Rather than going out and signing Tony Sipp — who’d been designated for assignment 16 months ago — for three years and $18 million.
Would you rather have Giles than Dyson? Maybe.
But what if Philadelphia had been using Giles in the seventh and eighth inning the last couple months before trading him and Miami had been closing with Dyson, rather than the opposite? How would their trade value have changed, artificially?
Texas will pay Hamels less in 2016 and less in 2017 — during the Darvish window — than the Cubs will pay Lackey. And Texas will have Hamels another year after that, and maybe two.
Texas will pay Dyson a little more this year than it will pay Jackson at the big league level.
The following year, too.
You could have between two and three Diekman’s this year for what the Rockies will pay Qualls.

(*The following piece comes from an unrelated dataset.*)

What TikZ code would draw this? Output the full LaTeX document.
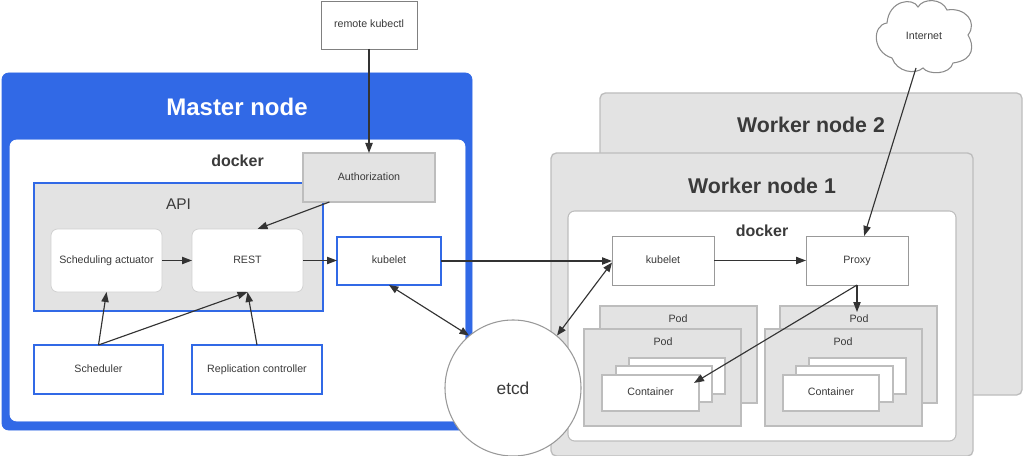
\documentclass[tikz,border=0pt]{standalone}
\usepackage{fontspec}
\setmainfont{Liberation Sans}
\usetikzlibrary{arrows.meta,calc}
\definecolor{kblue}{HTML}{3169E6}
\definecolor{kgray}{HTML}{E3E3E3}
\definecolor{kedge}{HTML}{BDBDBD}
\definecolor{ktext}{HTML}{3A3A3A}
\definecolor{kline}{HTML}{333333}
\tikzset{
  base/.style={rectangle,inner sep=0pt,outer sep=0pt,text=ktext,font=\fontsize{8}{9.6}\selectfont,text height=6pt,text depth=2.2pt,align=center},
  masterbox/.style={base,fill=kblue,draw=kblue,line width=0.6pt,rounded corners=5pt},
  whitepanel/.style={base,fill=white,draw=kedge,line width=0.8pt,rounded corners=5pt},
  innerpanel/.style={base,fill=white,draw=white,line width=0.6pt,rounded corners=5pt},
  workerbox/.style={base,fill=kgray,draw=kedge,line width=1pt,rounded corners=4pt},
  bluebox/.style={base,fill=white,draw=kblue,line width=2.1pt},
  apibox/.style={base,fill=kgray,draw=kblue,line width=2.1pt},
  softbox/.style={base,fill=white,draw=kedge!70,line width=0.6pt,rounded corners=5pt},
  graybox/.style={base,fill=kgray,draw=kedge,line width=1pt},
  plainbox/.style={base,fill=white,draw=black!50,line width=0.7pt},
  wbox/.style={base,fill=white,draw=black!40,line width=0.75pt},
  podbox/.style={base,fill=kgray,draw=kedge,line width=0.9pt},
  contbox/.style={base,fill=white,draw=kedge,line width=0.9pt},
  caption/.style={text=ktext,inner sep=0pt,font=\fontsize{8}{9.6}\selectfont},
  bigtitle/.style={text=ktext,inner sep=0pt,font=\fontsize{16}{19}\selectfont\bfseries},
  midtitle/.style={text=ktext,inner sep=0pt,font=\fontsize{12}{14}\selectfont\bfseries},
  conn/.style={draw=kline,line width=0.85pt,-{Triangle[length=7.5pt,width=5.5pt]}},
  bothconn/.style={draw=kline,line width=0.85pt,{Triangle[length=7pt,width=5.5pt]}-{Triangle[length=7pt,width=5.5pt]}},
}
\newcommand{\bx}[7]{\node[#1,minimum width={(#5-#3)*0.75pt},minimum height={(#6-#4)*0.75pt}] (#2) at ({(#3+#5)/2},{(#4+#6)/2}) {#7};}
\begin{document}
\begin{tikzpicture}[x=0.75pt,y=-0.75pt]
\useasboundingbox (0,0) rectangle (1024,456);
\fill[white] (0,0) rectangle (1024,456);
% worker node 2
\bx{workerbox}{worker2}{600}{93}{1022}{395}{}
\node[bigtitle] (worker2t) at (811,125) {Worker node 2};
% worker node 1
\bx{workerbox}{worker1}{551}{153}{973}{456}{}
\node[bigtitle] (worker1t) at (762,186) {Worker node 1};
\bx{whitepanel}{wdocker}{568}{211}{956}{441}{}
\node[midtitle] (wdockert) at (762,230.5) {docker};
% master node
\bx{masterbox}{master}{2}{73}{472}{430}{}
\node[bigtitle,text=white,font=\fontsize{18}{21}\selectfont\bfseries] (mastert) at (237,107) {Master node};
\bx{innerpanel}{mdocker}{10}{140}{465}{421}{}
\node[midtitle] (mdockert) at (237.5,160.5) {docker};
% API
\bx{apibox}{api}{34}{183}{323}{311}{}
\node[caption,font=\fontsize{11.6}{14}\selectfont] (apit) at (178.5,204) {API};
\bx{softbox}{actuator}{51}{229}{162}{292}{Scheduling actuator}
\bx{softbox}{rest}{192}{229}{303}{292}{REST}
\bx{graybox}{auth}{303}{153}{435}{202}{Authorization}
\bx{bluebox}{kubelet}{337}{237}{441}{285}{kubelet}
\bx{bluebox}{scheduler}{34}{345}{163}{394}{Scheduler}
\bx{bluebox}{replication}{192}{345}{322}{394}{Replication controller}
\bx{plainbox}{remote}{321}{1}{417}{49}{remote kubectl}
% worker contents
\bx{wbox}{wkubelet}{612}{236}{714}{285}{kubelet}
\bx{wbox}{proxy}{806}{236}{908}{285}{Proxy}
\bx{podbox}{podLb}{600}{306}{757}{403}{}
\node[caption] (podLbt) at (678,319) {Pod};
\bx{podbox}{podLf}{584}{329}{741}{426}{}
\node[caption] (podLft) at (663,342) {Pod};
\bx{contbox}{contLc}{629}{358}{725}{394}{}
\bx{contbox}{contLb}{616}{366}{712}{402}{}
\bx{contbox}{contLa}{602}{375}{699}{411}{Container}
\bx{podbox}{podRb}{780}{306}{937}{403}{}
\node[caption] (podRbt) at (859,319) {Pod};
\bx{podbox}{podRf}{765}{329}{922}{426}{}
\node[caption] (podRft) at (843,342) {Pod};
\bx{contbox}{contRc}{809}{358}{906}{394}{}
\bx{contbox}{contRb}{796}{366}{893}{402}{}
\bx{contbox}{contRa}{783}{375}{879}{411}{Container}
% etcd
\node[circle,fill=white,draw=black!40,line width=0.8pt,minimum size=102pt,inner sep=0pt,text=ktext,font=\fontsize{13}{15}\selectfont] (etcd) at (513,388) {etcd};
% Internet cloud
\draw[fill=white,draw=black!45,line width=0.8pt] (887,23)
  .. controls (889,0) and (913,-3) .. (918,7)
  .. controls (923,-2) and (942,-2) .. (947,10)
  .. controls (965,7) and (978,22) .. (968,35)
  .. controls (974,45) and (975,60) .. (953,63)
  .. controls (950,75) and (928,75) .. (923,68)
  .. controls (915,75) and (897,72) .. (892,58)
  .. controls (872,52) and (872,25) .. (887,23) -- cycle;
\node[caption] (internet) at (924,35.5) {Internet};
\coordinate (cloudfoot) at (916,68);
% connectors
\draw[conn] (remote.south) -- (auth.north);
\draw[conn] ($(auth.south west)!0.2!(auth.south east)$) -- ($(rest.north west)!0.59!(rest.north east)$);
\draw[conn] (actuator.east) -- (rest.west);
\draw[conn] (rest.east) -- (rest.east -| kubelet.west);
\draw[conn] (scheduler.north) -- ($(actuator.south west)!0.5!(actuator.south east)$);
\draw[conn] (scheduler.north) -- (rest.south);
\draw[conn] (replication.north) -- (rest.south);
\draw[bothconn] (kubelet.south) -- (etcd.130);
\draw[conn] (kubelet.east) -- (kubelet.east -| wkubelet.west);
\draw[bothconn] (etcd.50) -- ($(wkubelet.south west)!0.5!(wkubelet.north west)+(0,2)$);
\draw[conn] (wkubelet.east) -- (proxy.west);
\draw[conn] (cloudfoot) -- ($(proxy.north west)!0.57!(proxy.north east)$);
\draw[conn] (proxy.south) -- ($(podRb.north)+(-1.5,6)$);
\draw[conn] (proxy.south) -- ($(contLa.north east)!0.22!(contLa.south east)+(-5,0)$);
\end{tikzpicture}
\end{document}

Or four Diekman’s for what Oakland will pay Axford, whom the Indians allowed the Pirates to claim on waivers in mid-August.
Houston is probably going to overpay Kazmir to return this winter, or overpay for some other starting pitcher, either in dollars and years or in prospects, because that’s where the market has gone, not unpredictably.
The Astros could have instead had Hamels for 2016, 2017, and 2018, with a club option for 2019 — not to mention to boost what was already a storybook 2015.
If he hadn’t vetoed their trade with the Phillies.
But he did, and that led to Texas adding a frontline starter — and frontline reliever — to a team that then picked up another shutdown bullpen arm and stormed from that point forward to 162+.
And stormed toward something else, too.
What Texas did on July 29 and July 31 changed everything, as far as the 2015 season was concerned.
But the Rangers didn’t only earn a return to the playoffs when they picked up Cole Hamels, Jake Diekman, and Sam Dyson.
The Rangers had a really good winter in July.